> **WHAT THIS TASK INVOLVES**
Write out all lines holding the word "matplotlib".

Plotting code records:
^^^^^^^^^^^^^^^^
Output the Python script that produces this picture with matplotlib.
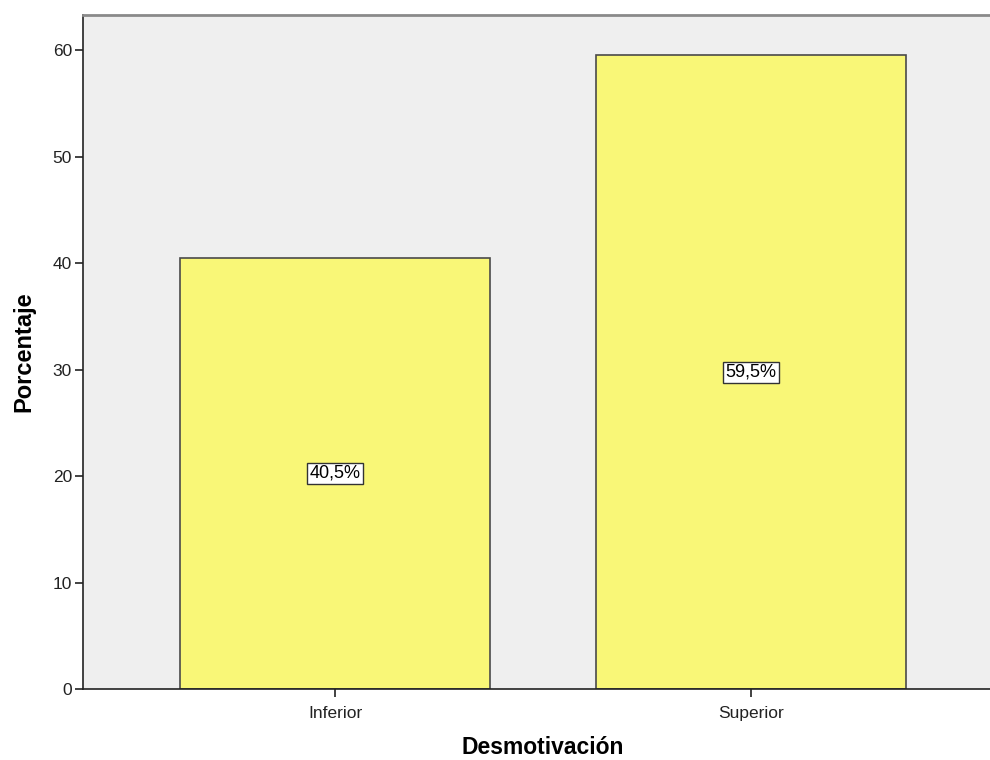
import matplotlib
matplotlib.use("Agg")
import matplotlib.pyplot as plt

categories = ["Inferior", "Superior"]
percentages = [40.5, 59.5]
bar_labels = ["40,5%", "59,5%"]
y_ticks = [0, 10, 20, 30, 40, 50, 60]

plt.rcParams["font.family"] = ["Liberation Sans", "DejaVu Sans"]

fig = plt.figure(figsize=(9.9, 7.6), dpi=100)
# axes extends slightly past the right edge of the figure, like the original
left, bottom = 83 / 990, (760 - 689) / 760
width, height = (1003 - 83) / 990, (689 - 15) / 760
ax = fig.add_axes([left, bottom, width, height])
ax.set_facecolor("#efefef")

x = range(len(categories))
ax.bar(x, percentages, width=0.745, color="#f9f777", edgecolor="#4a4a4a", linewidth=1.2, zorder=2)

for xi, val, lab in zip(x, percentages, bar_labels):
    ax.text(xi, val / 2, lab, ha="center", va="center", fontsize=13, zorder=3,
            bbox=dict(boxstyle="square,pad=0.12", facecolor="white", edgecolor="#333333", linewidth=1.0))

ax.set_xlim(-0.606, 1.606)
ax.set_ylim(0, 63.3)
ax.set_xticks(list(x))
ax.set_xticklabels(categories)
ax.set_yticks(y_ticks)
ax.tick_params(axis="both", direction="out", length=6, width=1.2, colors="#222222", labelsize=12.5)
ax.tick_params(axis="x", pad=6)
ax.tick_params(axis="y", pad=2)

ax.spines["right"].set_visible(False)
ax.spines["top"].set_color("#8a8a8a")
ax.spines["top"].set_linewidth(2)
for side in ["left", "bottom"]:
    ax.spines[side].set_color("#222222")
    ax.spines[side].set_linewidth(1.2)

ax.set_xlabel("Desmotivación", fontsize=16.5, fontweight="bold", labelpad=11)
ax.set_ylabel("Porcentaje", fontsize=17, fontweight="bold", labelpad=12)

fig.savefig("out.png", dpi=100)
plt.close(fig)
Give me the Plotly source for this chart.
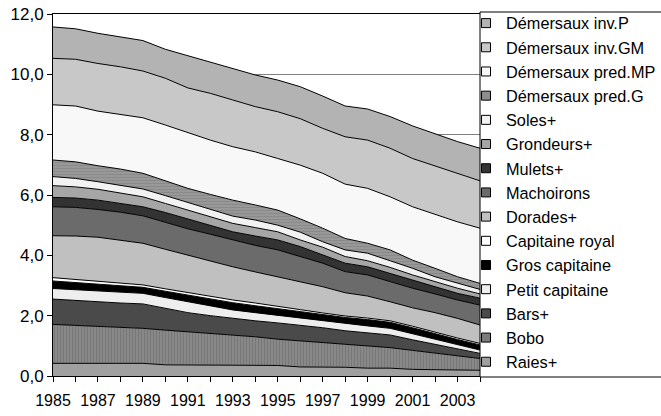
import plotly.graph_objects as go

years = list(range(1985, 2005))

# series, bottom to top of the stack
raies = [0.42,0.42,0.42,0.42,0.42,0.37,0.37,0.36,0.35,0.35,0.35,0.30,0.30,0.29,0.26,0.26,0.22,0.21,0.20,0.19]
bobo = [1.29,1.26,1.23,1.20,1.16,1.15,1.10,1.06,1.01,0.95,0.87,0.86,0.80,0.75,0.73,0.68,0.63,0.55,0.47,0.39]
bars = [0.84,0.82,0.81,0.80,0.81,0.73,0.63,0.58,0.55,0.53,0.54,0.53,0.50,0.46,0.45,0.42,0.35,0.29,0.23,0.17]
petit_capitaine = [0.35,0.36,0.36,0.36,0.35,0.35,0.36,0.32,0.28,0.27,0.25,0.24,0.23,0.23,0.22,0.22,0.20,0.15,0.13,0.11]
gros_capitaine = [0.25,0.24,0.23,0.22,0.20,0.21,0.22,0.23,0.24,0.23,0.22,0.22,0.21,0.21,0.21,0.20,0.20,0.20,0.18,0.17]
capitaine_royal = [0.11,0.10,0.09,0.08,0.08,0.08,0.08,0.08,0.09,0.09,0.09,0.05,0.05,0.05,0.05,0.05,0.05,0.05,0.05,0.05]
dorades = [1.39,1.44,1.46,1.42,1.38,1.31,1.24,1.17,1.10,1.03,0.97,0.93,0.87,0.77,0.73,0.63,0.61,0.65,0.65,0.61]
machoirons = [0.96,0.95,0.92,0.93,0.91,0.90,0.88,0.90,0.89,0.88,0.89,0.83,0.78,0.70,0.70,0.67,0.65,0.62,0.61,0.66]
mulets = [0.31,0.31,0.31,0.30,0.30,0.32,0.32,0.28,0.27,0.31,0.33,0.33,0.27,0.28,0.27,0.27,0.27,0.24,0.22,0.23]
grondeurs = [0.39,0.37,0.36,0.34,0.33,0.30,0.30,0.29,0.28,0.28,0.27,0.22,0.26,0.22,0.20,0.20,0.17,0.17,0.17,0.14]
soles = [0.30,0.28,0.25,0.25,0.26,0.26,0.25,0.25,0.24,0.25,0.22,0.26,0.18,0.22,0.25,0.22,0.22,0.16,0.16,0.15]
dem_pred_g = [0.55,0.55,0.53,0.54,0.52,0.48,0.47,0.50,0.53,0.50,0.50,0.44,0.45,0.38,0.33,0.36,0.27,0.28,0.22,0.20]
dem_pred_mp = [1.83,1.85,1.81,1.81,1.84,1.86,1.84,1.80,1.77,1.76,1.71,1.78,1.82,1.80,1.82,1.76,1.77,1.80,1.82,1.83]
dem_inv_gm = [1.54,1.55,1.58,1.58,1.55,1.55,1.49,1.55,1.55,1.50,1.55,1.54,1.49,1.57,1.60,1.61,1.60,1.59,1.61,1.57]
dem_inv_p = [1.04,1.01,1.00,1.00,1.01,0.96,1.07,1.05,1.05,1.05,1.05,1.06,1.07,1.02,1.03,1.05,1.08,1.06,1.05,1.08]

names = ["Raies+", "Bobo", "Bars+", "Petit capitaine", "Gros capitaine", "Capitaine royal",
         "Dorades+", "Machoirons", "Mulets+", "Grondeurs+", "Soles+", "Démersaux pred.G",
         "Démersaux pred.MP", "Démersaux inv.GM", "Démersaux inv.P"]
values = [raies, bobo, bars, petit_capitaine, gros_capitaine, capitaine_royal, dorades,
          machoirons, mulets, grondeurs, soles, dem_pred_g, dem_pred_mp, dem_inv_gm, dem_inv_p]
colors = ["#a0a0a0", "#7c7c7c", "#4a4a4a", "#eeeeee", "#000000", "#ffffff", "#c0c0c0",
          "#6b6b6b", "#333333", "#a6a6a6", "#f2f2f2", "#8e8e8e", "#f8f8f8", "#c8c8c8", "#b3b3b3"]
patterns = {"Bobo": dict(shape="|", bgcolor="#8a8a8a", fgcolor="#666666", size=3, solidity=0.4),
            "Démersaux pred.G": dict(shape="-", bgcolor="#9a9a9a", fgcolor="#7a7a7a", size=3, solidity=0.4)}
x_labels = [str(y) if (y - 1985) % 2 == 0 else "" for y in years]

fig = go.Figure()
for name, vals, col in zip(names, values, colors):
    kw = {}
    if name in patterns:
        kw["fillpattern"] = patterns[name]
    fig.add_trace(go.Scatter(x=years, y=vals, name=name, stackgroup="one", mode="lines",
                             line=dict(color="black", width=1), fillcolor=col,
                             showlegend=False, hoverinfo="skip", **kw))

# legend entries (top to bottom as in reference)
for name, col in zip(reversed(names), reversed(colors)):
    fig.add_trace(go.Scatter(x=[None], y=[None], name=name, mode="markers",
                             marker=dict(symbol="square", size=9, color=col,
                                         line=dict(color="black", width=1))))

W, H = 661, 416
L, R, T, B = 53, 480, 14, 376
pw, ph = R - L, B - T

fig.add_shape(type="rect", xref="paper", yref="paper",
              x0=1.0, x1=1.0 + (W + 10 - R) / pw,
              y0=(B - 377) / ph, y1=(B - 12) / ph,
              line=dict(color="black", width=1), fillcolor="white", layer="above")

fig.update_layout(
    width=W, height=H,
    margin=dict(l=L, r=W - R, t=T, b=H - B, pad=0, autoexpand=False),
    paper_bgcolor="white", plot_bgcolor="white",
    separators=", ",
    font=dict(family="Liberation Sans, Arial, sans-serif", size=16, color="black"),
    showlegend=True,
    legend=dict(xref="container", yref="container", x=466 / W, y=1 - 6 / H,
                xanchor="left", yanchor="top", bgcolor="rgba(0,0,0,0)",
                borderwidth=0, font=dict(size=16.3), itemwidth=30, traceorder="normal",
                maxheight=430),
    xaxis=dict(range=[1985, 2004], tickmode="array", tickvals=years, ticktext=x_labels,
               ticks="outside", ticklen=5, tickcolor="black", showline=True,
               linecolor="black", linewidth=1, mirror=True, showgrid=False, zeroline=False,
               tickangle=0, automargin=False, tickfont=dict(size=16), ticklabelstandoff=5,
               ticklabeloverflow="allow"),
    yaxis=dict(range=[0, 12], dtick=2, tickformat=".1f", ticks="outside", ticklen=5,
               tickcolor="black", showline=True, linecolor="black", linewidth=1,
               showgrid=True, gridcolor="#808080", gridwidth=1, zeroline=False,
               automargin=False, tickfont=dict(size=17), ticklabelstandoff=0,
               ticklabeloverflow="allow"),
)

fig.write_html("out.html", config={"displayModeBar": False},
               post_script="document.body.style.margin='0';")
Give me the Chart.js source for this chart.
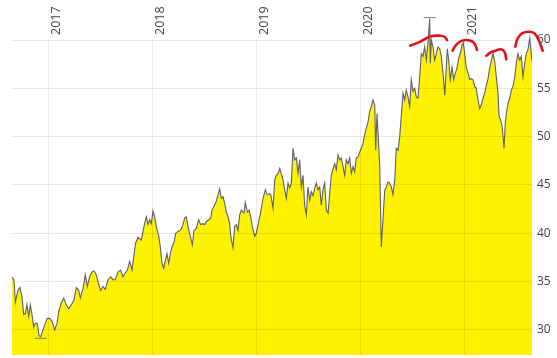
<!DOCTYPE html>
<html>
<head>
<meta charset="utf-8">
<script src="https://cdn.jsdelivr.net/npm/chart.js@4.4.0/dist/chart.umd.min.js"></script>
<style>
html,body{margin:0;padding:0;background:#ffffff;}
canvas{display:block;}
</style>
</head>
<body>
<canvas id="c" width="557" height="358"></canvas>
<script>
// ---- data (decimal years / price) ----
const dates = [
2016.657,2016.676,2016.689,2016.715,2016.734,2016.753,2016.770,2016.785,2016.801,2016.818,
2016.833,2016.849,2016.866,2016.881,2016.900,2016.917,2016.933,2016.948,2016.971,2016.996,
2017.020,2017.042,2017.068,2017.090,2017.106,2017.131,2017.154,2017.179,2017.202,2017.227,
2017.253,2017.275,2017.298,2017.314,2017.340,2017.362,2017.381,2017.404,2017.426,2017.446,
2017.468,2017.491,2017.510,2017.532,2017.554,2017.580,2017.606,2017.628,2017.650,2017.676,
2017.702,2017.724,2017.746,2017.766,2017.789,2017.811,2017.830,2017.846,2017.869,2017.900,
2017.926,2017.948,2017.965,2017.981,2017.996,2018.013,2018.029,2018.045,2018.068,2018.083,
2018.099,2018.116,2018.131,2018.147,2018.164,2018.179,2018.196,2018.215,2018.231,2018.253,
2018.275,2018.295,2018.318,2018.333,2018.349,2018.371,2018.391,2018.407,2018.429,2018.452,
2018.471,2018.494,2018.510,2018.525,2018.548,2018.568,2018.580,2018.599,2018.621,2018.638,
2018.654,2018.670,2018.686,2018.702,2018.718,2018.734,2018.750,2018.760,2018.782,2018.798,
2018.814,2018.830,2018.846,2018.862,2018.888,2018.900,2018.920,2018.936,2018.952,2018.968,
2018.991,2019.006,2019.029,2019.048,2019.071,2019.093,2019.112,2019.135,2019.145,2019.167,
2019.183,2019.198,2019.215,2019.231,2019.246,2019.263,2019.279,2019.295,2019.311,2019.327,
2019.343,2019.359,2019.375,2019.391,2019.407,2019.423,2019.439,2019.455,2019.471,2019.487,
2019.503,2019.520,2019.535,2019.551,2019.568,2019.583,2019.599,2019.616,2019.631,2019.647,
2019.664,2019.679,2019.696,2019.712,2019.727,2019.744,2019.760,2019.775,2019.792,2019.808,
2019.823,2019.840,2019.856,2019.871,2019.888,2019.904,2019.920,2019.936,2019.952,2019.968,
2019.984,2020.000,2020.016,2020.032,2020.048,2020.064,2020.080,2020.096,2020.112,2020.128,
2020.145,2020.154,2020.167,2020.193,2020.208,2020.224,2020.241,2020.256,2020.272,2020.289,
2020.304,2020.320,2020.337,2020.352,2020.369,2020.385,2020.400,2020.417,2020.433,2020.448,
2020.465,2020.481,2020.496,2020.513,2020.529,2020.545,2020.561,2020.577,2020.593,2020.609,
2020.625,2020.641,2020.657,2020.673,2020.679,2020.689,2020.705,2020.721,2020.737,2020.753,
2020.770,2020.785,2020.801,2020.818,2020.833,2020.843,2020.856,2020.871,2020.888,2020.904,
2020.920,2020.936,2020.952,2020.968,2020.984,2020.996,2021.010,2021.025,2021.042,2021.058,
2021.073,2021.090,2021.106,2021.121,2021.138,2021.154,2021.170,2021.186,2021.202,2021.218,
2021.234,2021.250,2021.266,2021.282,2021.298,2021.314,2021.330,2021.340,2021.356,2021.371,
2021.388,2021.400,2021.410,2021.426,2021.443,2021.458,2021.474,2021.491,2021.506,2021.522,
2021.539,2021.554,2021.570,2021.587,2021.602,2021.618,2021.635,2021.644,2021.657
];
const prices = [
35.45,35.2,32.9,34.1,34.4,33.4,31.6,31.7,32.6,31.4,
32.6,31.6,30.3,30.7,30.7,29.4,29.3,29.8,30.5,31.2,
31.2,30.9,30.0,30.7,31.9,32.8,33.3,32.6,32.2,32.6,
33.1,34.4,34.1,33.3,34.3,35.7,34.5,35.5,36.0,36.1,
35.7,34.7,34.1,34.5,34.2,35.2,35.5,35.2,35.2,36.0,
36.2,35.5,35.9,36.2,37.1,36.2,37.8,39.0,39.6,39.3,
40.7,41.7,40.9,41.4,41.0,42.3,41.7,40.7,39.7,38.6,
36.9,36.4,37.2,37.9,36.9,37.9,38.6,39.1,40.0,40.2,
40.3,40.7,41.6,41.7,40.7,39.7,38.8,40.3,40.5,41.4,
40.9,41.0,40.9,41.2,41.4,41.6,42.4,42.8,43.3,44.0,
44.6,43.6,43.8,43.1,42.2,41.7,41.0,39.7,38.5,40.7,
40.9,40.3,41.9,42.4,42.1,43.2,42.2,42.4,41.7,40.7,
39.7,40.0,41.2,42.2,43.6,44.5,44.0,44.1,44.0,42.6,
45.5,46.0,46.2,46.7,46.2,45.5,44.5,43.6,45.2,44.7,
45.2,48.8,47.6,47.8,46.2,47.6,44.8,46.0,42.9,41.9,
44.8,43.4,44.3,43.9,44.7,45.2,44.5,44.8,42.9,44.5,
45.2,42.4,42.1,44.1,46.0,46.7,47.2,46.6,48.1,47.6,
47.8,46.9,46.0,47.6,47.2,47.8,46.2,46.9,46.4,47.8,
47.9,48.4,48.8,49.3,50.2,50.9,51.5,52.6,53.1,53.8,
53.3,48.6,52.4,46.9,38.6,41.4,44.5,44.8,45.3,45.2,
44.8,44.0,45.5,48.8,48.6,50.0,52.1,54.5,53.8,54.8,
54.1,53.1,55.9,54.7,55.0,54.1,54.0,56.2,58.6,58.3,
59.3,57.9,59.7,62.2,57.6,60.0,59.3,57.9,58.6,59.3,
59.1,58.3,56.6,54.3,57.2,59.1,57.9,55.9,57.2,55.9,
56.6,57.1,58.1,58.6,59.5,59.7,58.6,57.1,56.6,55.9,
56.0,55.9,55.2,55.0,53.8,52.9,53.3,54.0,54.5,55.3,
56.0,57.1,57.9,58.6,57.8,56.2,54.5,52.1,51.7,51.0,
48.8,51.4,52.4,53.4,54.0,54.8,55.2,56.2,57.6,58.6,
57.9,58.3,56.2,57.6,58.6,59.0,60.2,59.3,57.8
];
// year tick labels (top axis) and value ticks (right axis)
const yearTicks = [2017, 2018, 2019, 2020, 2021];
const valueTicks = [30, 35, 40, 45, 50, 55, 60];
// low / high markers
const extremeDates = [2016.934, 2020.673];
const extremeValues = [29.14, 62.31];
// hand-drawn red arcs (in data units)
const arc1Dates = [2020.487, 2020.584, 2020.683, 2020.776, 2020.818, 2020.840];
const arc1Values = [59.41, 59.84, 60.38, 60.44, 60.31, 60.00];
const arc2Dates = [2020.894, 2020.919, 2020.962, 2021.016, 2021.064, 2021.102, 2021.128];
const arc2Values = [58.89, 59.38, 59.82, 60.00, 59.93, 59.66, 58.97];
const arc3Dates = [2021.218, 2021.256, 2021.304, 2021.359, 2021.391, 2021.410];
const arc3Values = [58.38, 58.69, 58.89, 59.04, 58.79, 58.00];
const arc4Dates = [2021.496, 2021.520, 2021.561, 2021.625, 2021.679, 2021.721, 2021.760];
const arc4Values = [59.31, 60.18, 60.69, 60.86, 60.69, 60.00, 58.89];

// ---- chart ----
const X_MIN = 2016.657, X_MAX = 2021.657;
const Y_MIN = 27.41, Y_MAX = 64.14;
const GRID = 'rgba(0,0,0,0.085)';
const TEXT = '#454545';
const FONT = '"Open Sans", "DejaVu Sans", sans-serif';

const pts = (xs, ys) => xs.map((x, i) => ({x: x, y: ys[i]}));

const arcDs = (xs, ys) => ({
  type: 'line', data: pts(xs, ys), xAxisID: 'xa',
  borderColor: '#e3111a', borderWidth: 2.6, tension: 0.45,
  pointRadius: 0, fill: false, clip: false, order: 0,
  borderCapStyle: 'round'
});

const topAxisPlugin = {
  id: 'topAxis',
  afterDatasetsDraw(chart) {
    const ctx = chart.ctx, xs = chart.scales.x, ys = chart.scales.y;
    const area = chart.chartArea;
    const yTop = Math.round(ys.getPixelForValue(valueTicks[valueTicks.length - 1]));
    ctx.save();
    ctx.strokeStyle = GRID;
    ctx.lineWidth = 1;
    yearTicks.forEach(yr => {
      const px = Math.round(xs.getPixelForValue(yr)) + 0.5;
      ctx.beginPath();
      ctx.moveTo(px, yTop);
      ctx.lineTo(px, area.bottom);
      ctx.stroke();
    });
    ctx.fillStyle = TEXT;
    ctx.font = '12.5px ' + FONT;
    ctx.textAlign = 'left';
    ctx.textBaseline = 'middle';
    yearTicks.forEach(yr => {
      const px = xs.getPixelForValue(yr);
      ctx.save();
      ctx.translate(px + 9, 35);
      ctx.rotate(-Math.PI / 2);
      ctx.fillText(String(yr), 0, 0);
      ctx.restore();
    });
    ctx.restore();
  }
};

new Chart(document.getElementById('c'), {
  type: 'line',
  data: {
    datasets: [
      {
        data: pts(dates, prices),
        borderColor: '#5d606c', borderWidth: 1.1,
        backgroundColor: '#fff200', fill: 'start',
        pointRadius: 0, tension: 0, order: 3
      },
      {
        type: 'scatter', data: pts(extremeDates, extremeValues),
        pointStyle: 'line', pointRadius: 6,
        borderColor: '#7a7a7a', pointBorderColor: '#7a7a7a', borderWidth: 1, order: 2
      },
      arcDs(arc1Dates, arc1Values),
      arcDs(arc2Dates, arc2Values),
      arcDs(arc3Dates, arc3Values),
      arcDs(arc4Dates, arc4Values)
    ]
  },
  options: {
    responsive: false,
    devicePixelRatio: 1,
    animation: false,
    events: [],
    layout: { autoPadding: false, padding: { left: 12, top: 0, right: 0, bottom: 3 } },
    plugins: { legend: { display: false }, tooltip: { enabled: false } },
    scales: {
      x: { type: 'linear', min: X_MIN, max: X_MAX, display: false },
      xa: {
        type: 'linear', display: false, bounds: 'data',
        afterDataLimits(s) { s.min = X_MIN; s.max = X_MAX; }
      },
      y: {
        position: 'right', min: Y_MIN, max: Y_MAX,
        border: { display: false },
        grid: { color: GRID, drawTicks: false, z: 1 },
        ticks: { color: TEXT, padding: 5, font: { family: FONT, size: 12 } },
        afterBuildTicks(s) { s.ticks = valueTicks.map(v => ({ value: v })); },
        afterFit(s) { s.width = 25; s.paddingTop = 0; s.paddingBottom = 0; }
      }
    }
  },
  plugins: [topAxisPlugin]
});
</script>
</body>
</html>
^^^^^^^^^^^^^^^^
> **ANSWER FOR THIS EXERCISE**
Output the Python script that produces this picture with matplotlib.
import matplotlib
matplotlib.use("Agg")
import matplotlib.pyplot as plt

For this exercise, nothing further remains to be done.